_What needs to be done:_
Using the entries below, restate word for word only the lines from the one with "Output the web" to the final line, leaving the pictures out.

________________________

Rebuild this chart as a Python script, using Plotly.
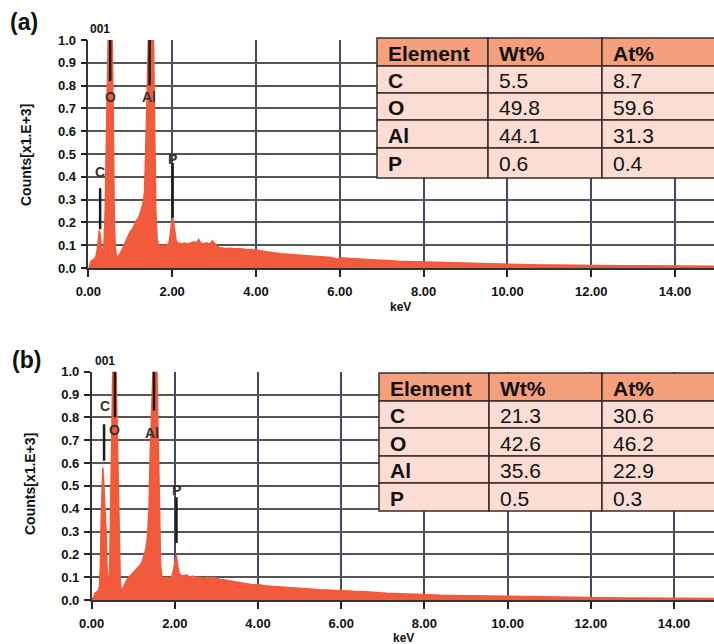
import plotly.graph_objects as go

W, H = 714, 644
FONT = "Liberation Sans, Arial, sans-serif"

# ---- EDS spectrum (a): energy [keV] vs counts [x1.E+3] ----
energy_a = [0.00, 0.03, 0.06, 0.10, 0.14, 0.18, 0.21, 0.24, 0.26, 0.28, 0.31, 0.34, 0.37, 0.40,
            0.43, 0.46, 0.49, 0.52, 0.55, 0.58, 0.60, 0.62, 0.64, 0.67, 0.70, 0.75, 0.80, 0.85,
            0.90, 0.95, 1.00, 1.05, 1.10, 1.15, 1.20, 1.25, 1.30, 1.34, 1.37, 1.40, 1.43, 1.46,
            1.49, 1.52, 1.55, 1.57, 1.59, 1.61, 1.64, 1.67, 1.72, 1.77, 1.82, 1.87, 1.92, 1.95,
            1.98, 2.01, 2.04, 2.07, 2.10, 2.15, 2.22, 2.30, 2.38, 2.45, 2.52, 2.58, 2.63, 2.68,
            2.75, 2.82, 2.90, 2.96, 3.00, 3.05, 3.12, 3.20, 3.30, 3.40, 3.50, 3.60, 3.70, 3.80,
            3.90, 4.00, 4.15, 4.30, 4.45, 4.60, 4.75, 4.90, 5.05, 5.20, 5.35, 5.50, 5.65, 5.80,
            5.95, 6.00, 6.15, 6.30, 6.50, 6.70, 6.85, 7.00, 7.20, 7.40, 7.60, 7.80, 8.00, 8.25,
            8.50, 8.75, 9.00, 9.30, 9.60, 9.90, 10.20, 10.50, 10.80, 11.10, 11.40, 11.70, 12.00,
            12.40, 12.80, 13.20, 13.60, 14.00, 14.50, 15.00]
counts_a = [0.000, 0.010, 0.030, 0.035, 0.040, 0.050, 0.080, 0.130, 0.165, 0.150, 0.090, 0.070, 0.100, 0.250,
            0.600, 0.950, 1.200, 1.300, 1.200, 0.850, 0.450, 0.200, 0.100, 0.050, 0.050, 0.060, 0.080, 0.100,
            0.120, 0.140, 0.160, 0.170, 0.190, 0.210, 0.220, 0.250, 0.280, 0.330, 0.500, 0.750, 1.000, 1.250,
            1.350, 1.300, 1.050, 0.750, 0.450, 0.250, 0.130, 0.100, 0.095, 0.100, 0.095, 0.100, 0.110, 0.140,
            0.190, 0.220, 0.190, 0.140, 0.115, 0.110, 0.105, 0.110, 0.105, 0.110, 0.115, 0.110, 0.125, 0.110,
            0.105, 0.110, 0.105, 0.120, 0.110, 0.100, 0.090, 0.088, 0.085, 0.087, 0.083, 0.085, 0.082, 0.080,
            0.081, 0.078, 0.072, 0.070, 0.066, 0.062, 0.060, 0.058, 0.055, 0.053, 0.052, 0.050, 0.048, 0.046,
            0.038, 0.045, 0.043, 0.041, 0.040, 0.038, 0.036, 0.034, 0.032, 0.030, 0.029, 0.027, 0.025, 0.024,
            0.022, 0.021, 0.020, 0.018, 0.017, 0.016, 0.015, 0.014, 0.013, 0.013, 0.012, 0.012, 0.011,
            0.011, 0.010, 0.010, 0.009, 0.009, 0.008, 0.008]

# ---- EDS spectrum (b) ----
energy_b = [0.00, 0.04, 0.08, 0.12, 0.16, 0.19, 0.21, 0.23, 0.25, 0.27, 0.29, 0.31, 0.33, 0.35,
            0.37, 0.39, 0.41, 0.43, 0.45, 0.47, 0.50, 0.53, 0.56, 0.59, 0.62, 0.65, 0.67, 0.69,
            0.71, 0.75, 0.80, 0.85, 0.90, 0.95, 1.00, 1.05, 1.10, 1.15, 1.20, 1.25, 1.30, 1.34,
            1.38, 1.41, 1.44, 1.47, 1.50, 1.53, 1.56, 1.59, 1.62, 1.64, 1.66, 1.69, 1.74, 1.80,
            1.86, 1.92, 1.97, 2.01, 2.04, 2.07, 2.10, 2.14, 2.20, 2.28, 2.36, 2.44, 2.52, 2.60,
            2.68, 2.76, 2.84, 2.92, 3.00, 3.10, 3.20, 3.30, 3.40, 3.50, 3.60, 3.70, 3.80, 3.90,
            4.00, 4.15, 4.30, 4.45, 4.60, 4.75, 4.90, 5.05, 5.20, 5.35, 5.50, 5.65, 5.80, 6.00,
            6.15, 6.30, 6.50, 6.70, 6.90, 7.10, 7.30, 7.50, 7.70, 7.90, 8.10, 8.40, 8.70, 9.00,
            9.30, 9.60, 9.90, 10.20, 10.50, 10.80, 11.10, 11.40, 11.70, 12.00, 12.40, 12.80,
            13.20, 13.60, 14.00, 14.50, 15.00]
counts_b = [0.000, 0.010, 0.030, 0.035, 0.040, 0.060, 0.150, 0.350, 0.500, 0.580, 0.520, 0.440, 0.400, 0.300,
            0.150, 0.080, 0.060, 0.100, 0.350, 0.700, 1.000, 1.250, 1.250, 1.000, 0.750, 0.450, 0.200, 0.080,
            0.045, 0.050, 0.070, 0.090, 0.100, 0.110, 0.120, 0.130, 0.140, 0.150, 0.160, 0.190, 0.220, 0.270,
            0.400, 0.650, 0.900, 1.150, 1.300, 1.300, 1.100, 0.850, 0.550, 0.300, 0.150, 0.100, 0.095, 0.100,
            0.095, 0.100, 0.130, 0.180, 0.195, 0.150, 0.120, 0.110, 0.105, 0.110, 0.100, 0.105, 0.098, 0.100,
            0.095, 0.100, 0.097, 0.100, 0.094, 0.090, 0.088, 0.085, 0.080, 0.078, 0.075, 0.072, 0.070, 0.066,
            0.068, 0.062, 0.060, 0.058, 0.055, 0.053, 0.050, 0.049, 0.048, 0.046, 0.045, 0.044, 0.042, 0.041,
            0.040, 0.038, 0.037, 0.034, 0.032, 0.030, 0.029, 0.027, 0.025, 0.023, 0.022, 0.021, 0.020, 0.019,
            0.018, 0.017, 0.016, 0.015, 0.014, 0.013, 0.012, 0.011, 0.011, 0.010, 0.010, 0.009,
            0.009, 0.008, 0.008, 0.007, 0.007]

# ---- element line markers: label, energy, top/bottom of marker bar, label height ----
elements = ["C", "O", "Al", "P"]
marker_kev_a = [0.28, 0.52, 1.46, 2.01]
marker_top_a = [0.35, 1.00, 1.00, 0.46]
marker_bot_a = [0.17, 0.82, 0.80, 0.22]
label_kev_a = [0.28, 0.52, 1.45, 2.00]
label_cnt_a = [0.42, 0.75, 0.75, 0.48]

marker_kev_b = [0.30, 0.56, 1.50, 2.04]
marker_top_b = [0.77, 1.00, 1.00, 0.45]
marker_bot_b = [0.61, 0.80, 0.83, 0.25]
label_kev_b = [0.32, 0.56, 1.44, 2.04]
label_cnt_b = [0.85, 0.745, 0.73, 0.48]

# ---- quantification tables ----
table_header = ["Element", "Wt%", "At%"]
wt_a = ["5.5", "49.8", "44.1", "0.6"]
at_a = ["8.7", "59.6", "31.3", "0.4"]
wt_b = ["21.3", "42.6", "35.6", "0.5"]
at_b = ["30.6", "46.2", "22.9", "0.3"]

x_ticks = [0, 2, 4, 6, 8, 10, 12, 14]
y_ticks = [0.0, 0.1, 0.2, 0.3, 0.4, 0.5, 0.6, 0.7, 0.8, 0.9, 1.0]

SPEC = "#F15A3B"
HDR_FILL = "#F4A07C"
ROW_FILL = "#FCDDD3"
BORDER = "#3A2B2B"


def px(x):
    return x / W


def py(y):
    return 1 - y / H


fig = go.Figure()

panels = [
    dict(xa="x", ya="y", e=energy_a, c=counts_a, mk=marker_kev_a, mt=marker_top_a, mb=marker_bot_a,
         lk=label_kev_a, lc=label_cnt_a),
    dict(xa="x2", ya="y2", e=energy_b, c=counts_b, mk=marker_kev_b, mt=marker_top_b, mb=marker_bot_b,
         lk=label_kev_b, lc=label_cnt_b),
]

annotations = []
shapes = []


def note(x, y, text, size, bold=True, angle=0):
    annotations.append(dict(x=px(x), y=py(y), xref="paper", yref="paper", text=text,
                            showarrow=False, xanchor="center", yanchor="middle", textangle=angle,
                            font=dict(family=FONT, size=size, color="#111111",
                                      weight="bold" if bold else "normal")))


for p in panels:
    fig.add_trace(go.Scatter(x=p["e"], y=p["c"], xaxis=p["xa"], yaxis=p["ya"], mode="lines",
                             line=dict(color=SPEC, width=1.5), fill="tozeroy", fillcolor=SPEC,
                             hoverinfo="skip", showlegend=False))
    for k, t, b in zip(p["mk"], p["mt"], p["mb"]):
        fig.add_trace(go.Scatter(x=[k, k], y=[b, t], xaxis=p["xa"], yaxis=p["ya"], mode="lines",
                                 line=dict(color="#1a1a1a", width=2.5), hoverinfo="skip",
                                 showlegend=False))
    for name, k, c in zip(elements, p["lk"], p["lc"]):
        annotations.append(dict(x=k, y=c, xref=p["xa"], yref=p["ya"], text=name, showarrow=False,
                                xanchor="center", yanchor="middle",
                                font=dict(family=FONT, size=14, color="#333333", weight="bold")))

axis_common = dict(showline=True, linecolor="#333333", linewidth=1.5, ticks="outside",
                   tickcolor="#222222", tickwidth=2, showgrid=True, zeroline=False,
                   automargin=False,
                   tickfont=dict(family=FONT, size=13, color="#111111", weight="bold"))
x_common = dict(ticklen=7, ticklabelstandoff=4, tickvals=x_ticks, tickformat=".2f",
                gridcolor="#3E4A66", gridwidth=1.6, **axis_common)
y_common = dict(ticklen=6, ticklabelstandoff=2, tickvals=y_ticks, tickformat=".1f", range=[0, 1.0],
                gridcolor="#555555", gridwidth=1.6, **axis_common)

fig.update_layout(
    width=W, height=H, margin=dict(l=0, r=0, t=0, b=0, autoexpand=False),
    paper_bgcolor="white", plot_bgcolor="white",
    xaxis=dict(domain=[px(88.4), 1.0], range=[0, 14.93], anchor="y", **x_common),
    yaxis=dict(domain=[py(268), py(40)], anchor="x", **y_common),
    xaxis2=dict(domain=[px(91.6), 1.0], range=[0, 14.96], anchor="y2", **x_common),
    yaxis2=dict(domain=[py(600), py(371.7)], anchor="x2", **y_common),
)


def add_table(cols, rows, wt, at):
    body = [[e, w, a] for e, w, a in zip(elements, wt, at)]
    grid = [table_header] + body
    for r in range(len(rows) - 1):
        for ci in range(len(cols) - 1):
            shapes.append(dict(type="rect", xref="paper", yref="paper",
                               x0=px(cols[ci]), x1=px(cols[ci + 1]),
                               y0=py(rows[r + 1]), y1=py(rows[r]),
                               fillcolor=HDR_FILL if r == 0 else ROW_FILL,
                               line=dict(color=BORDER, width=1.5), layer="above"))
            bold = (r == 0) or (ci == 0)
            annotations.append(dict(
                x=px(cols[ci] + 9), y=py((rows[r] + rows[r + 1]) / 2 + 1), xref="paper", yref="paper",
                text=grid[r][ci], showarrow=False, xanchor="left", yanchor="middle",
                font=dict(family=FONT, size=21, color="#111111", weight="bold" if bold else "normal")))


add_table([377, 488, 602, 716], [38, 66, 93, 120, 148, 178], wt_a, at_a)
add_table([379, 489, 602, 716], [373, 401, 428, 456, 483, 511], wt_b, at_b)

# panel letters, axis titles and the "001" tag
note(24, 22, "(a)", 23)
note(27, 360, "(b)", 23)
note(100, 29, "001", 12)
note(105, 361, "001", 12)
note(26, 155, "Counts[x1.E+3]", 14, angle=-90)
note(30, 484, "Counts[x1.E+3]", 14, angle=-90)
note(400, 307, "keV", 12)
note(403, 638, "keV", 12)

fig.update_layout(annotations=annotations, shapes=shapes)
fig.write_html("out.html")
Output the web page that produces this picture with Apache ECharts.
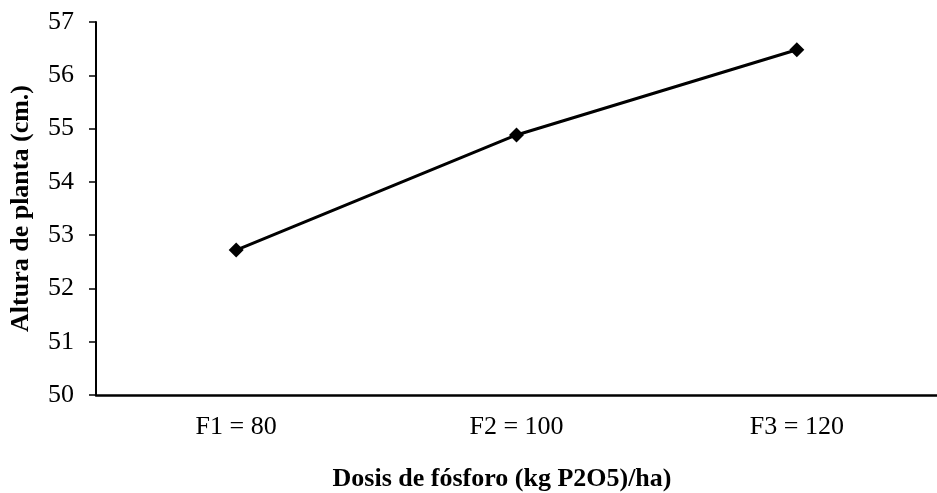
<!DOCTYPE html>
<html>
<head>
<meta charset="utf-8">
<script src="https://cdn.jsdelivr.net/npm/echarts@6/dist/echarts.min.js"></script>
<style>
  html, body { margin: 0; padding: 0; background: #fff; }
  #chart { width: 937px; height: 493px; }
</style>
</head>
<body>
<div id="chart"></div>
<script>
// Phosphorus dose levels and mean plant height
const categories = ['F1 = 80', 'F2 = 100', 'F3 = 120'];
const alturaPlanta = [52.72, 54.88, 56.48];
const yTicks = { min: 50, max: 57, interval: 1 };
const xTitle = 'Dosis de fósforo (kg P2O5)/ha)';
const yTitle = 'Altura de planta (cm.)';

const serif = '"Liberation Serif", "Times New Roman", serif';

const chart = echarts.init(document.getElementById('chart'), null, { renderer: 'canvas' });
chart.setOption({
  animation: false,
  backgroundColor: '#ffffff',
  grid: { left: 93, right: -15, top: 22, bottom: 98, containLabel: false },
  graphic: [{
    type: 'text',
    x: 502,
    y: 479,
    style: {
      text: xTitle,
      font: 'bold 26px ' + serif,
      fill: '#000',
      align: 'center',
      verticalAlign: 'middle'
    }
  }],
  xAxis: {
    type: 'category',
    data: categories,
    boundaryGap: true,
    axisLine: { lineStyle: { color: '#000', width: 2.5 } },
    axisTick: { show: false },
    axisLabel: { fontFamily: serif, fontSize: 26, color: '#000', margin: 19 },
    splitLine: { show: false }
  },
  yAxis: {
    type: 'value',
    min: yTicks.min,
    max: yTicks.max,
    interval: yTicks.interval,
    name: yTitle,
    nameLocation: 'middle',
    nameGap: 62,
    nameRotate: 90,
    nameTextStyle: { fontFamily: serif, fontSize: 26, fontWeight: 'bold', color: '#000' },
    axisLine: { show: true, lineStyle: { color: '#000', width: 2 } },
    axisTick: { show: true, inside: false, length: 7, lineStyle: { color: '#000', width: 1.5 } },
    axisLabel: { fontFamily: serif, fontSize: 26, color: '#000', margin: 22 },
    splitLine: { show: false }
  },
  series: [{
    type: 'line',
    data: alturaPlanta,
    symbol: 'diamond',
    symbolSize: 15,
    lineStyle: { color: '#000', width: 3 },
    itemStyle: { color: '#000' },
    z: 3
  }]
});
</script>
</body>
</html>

________________________

_Solution to the exercise:_
Output the web page that produces this picture with Apache ECharts.
<!DOCTYPE html>
<html>
<head>
<meta charset="utf-8">
<script src="https://cdn.jsdelivr.net/npm/echarts@6/dist/echarts.min.js"></script>
<style>
  html, body { margin: 0; padding: 0; background: #fff; }
  #chart { width: 937px; height: 493px; }
</style>
</head>
<body>
<div id="chart"></div>
<script>
// Phosphorus dose levels and mean plant height
const categories = ['F1 = 80', 'F2 = 100', 'F3 = 120'];
const alturaPlanta = [52.72, 54.88, 56.48];
const yTicks = { min: 50, max: 57, interval: 1 };
const xTitle = 'Dosis de fósforo (kg P2O5)/ha)';
const yTitle = 'Altura de planta (cm.)';

const serif = '"Liberation Serif", "Times New Roman", serif';

const chart = echarts.init(document.getElementById('chart'), null, { renderer: 'canvas' });
chart.setOption({
  animation: false,
  backgroundColor: '#ffffff',
  grid: { left: 93, right: -15, top: 22, bottom: 98, containLabel: false },
  graphic: [{
    type: 'text',
    x: 502,
    y: 479,
    style: {
      text: xTitle,
      font: 'bold 26px ' + serif,
      fill: '#000',
      align: 'center',
      verticalAlign: 'middle'
    }
  }],
  xAxis: {
    type: 'category',
    data: categories,
    boundaryGap: true,
    axisLine: { lineStyle: { color: '#000', width: 2.5 } },
    axisTick: { show: false },
    axisLabel: { fontFamily: serif, fontSize: 26, color: '#000', margin: 19 },
    splitLine: { show: false }
  },
  yAxis: {
    type: 'value',
    min: yTicks.min,
    max: yTicks.max,
    interval: yTicks.interval,
    name: yTitle,
    nameLocation: 'middle',
    nameGap: 62,
    nameRotate: 90,
    nameTextStyle: { fontFamily: serif, fontSize: 26, fontWeight: 'bold', color: '#000' },
    axisLine: { show: true, lineStyle: { color: '#000', width: 2 } },
    axisTick: { show: true, inside: false, length: 7, lineStyle: { color: '#000', width: 1.5 } },
    axisLabel: { fontFamily: serif, fontSize: 26, color: '#000', margin: 22 },
    splitLine: { show: false }
  },
  series: [{
    type: 'line',
    data: alturaPlanta,
    symbol: 'diamond',
    symbolSize: 15,
    lineStyle: { color: '#000', width: 3 },
    itemStyle: { color: '#000' },
    z: 3
  }]
});
</script>
</body>
</html>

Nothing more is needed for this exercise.